Over the past few years, I’ve been focusing on being more present and in the moment, reducing the desire to multi-task. As an entrepreneur with a mind that runs in a million directions, staying present is quite a challenge. But rather than pretend to be engaged in two things at once, one of my new tactics is to respectfully admit to people when interrupted that I can’t pay attention to them as my mind is currently focused on my present task, discussion, etc.
A few months back Matt and I had meeting with a client prospect who literally did not look up from her computer the entire time and proceeded to furiously type away while we tried to talk with her. What we had to say was not terribly exciting or worthy enough to elicit such note-taking. It was so irritating that, at one point, I was about to call her out on her dismissive behavior, but decided that was probably not a great sales tactic. Coincidentally, a similar thing happened a month later at another client prospect, but this time with a larger group all on their laptops. I am now realizing that this behavior has sadly become an accepted part of meeting culture, enabled by technology.

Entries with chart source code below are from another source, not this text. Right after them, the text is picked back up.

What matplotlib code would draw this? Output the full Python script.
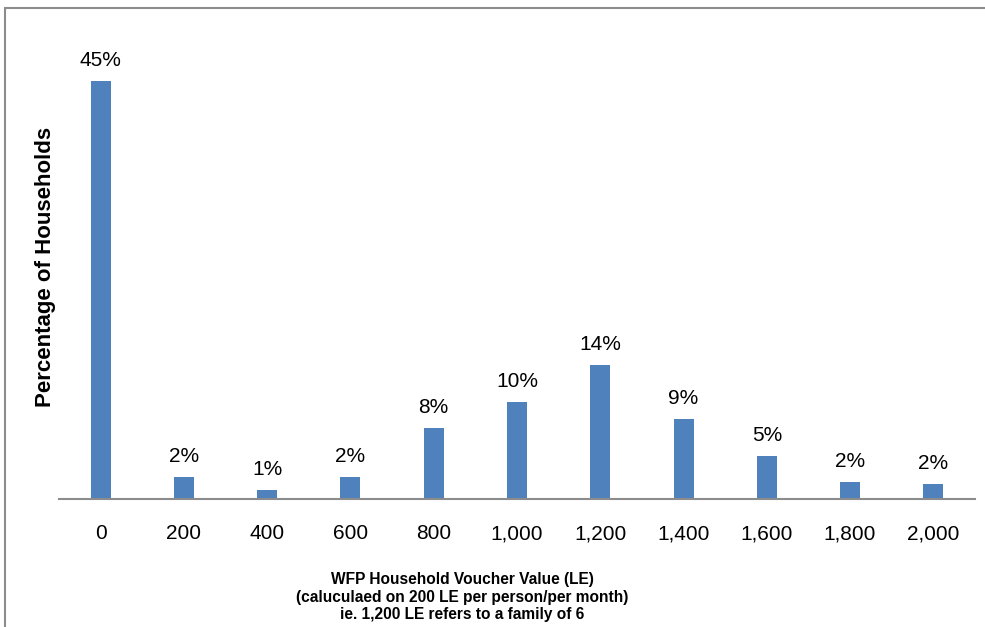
import matplotlib.pyplot as plt
from matplotlib.patches import Rectangle

voucher_values = ["0", "200", "400", "600", "800", "1,000", "1,200",
                  "1,400", "1,600", "1,800", "2,000"]
share_pct = [45.0, 2.4, 1.0, 2.4, 7.6, 10.4, 14.4, 8.6, 4.6, 1.8, 1.6]

plt.rcParams['font.family'] = ['Liberation Sans', 'DejaVu Sans']

fig = plt.figure(figsize=(9.85, 6.27), dpi=100)
ax = fig.add_axes([0.0599, 0.2041, 0.9299, 0.741])

x = range(len(voucher_values))
bars = ax.bar(x, share_pct, width=0.24, color='#4F81BD', zorder=2)
for rect, v in zip(bars, share_pct):
    ax.text(rect.get_x() + rect.get_width() / 2, v + 1.2, f"{v:.0f}%",
            ha='center', va='bottom', fontsize=15)

ax.set_xlim(-0.5, len(voucher_values) - 0.5)
ax.set_ylim(0, 50)
ax.set_xticks(list(x))
ax.set_xticklabels(voucher_values, fontsize=15)
ax.tick_params(axis='x', length=0, pad=18)
ax.set_yticks([])
for side in ('top', 'right', 'left'):
    ax.spines[side].set_visible(False)
ax.spines['bottom'].set_color('#8c8c8c')
ax.spines['bottom'].set_linewidth(1.5)

ax.set_ylabel("Percentage of Households", fontsize=16, fontweight='bold')
ax.yaxis.set_label_coords(-0.003, 0.5)

fig.text(0.469, 0.008,
         "WFP Household Voucher Value (LE)\n"
         "(caluculaed on 200 LE per person/per month)\n"
         "ie. 1,200 LE refers to a family of 6",
         ha='center', va='bottom', fontsize=11.2, fontweight='bold',
         linespacing=1.2)

# outer frame, open at the right and bottom edges
fig.patches.append(Rectangle((0.0055, -0.05), 1.05, 1.037,
                             transform=fig.transFigure, fill=False,
                             edgecolor='#8c8c8c', linewidth=1.5))

fig.savefig("out.png", dpi=100)
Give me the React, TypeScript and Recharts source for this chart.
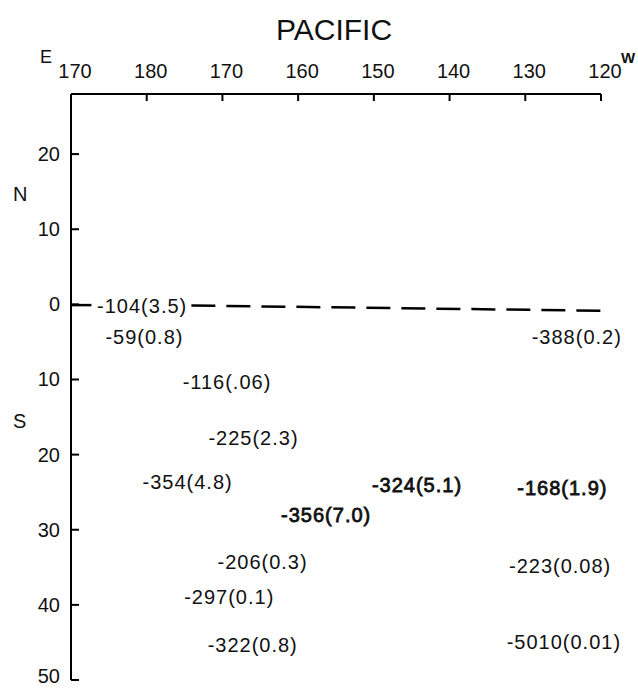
import { ScatterChart, Scatter, XAxis, YAxis, ReferenceLine } from 'recharts';

// longitude measured eastward from 170E (180 = dateline, 240 = 120W)
const lonTicks = [170, 180, 190, 200, 210, 220, 230, 240];
const latTicks = [20, 10, 0, -10, -20, -30, -40, -50];

const siteLabels = [
  '-104(3.5)', '-59(0.8)', '-116(.06)', '-225(2.3)', '-354(4.8)', '-356(7.0)', '-324(5.1)',
  '-168(1.9)', '-206(0.3)', '-223(0.08)', '-297(0.1)', '-322(0.8)', '-5010(0.01)', '-388(0.2)',
];
const siteLon = [179.4, 179.7, 190.6, 194.1, 185.4, 203.7, 215.7, 234.9, 195.3, 234.6, 190.9, 194.0, 235.1, 236.8];
const siteLat = [-0.2, -4.4, -10.4, -17.8, -23.7, -28.0, -24.1, -24.4, -34.3, -34.8, -38.9, -45.3, -45.0, -4.4];
const siteBold = [false, false, false, false, false, true, true, true, false, false, false, false, false, false];

// equator dashed line: short piece at the axis, then the long run after the label
const equatorStubLon = [170, 172.7];
const equatorStubLat = [-0.1, -0.1];
const equatorLon = [185.9, 240];
const equatorLat = [-0.15, -0.85];

const sites = siteLabels.map((label, i) => ({ lon: siteLon[i], lat: siteLat[i], label, bold: siteBold[i] }));

const FONT = '"Liberation Sans", Arial, sans-serif';

const fmtLon = (v: number) => (v <= 180 ? v : 360 - v);

const LonTick = ({ x, y, payload }: any) => (
  <g>
    <line x1={x} y1={y} x2={x} y2={y + 7} stroke="#000" strokeWidth={2} />
    <text x={x + 4} y={y - 16} textAnchor="middle" fontSize={20} fontFamily={FONT} fill="#111">
      {fmtLon(payload.value)}
    </text>
  </g>
);

const LatTick = ({ x, y, payload }: any) => (
  <g>
    <line x1={x} y1={y} x2={x + 8} y2={y} stroke="#000" strokeWidth={2} />
    <text
      x={x - 11}
      y={payload.value === -50 ? y - 4 : y}
      textAnchor="end"
      dominantBaseline="central"
      fontSize={20}
      fontFamily={FONT}
      fill="#111"
    >
      {Math.abs(payload.value)}
    </text>
  </g>
);

const SiteText = (props: any) => {
  const { cx, cy, payload } = props;
  return (
    <text
      x={cx}
      y={cy}
      textAnchor="middle"
      dominantBaseline="central"
      fontSize={20}
      letterSpacing={1}
      fontFamily={FONT}
      fill="#111"
      stroke={payload.bold ? '#111' : 'none'}
      strokeWidth={payload.bold ? 0.8 : 0}
    >
      {payload.label}
    </text>
  );
};

const overlay = (left: number, top: number, size: number, bold = false): React.CSSProperties => ({
  position: 'absolute',
  left,
  top,
  fontSize: size,
  lineHeight: 1,
  fontFamily: FONT,
  fontWeight: bold ? 700 : 400,
  color: '#111',
});

export default function App() {
  return (
    <div style={{ position: 'absolute', left: 0, top: 0, width: 638, height: 689, background: '#fff' }}>
      <ScatterChart width={638} height={689} margin={{ top: 54, right: 37, bottom: 9, left: 31 }}>
        <XAxis
          type="number"
          dataKey="lon"
          orientation="top"
          domain={[170, 240]}
          ticks={lonTicks}
          height={40}
          tickSize={0}
          tickMargin={0}
          tickLine={false}
          axisLine={{ stroke: '#000', strokeWidth: 2 }}
          tick={<LonTick />}
        />
        <YAxis
          type="number"
          dataKey="lat"
          domain={[-50, 28]}
          ticks={latTicks}
          width={40}
          tickSize={0}
          tickMargin={0}
          tickLine={false}
          axisLine={{ stroke: '#000', strokeWidth: 2 }}
          tick={<LatTick />}
        />
        <ReferenceLine
          segment={[
            { x: equatorStubLon[0], y: equatorStubLat[0] },
            { x: equatorStubLon[1], y: equatorStubLat[1] },
          ]}
          stroke="#000"
          strokeWidth={2.5}
        />
        <ReferenceLine
          segment={[
            { x: equatorLon[0], y: equatorLat[0] },
            { x: equatorLon[1], y: equatorLat[1] },
          ]}
          stroke="#000"
          strokeWidth={2.5}
          strokeDasharray="24 11"
        />
        <Scatter data={sites} shape={<SiteText />} isAnimationActive={false} />
      </ScatterChart>
      <div style={overlay(276, 15, 30)}>PACIFIC</div>
      <div style={overlay(40, 48, 18)}>E</div>
      <div style={overlay(621, 50, 15, true)}>W</div>
      <div style={overlay(13, 184, 20)}>N</div>
      <div style={overlay(13, 411, 20)}>S</div>
    </div>
  );
}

Everyone shows up, but really doesn’t pay attention or engage.
Multi-tasking on our devices when we’re engaging with others is not only disrespectful, it’s fundamentally counterproductive and could even lower your IQ.
This article from INC magazine highlights the downside of multitasking and the affects it has on our brains.
Staying focused and present takes conscious effort, but it’s imperative that we give our clients, colleagues, friends and family our full attention.
Quote of the Week
“Wherever you are, be all there.”
Have a great weekend!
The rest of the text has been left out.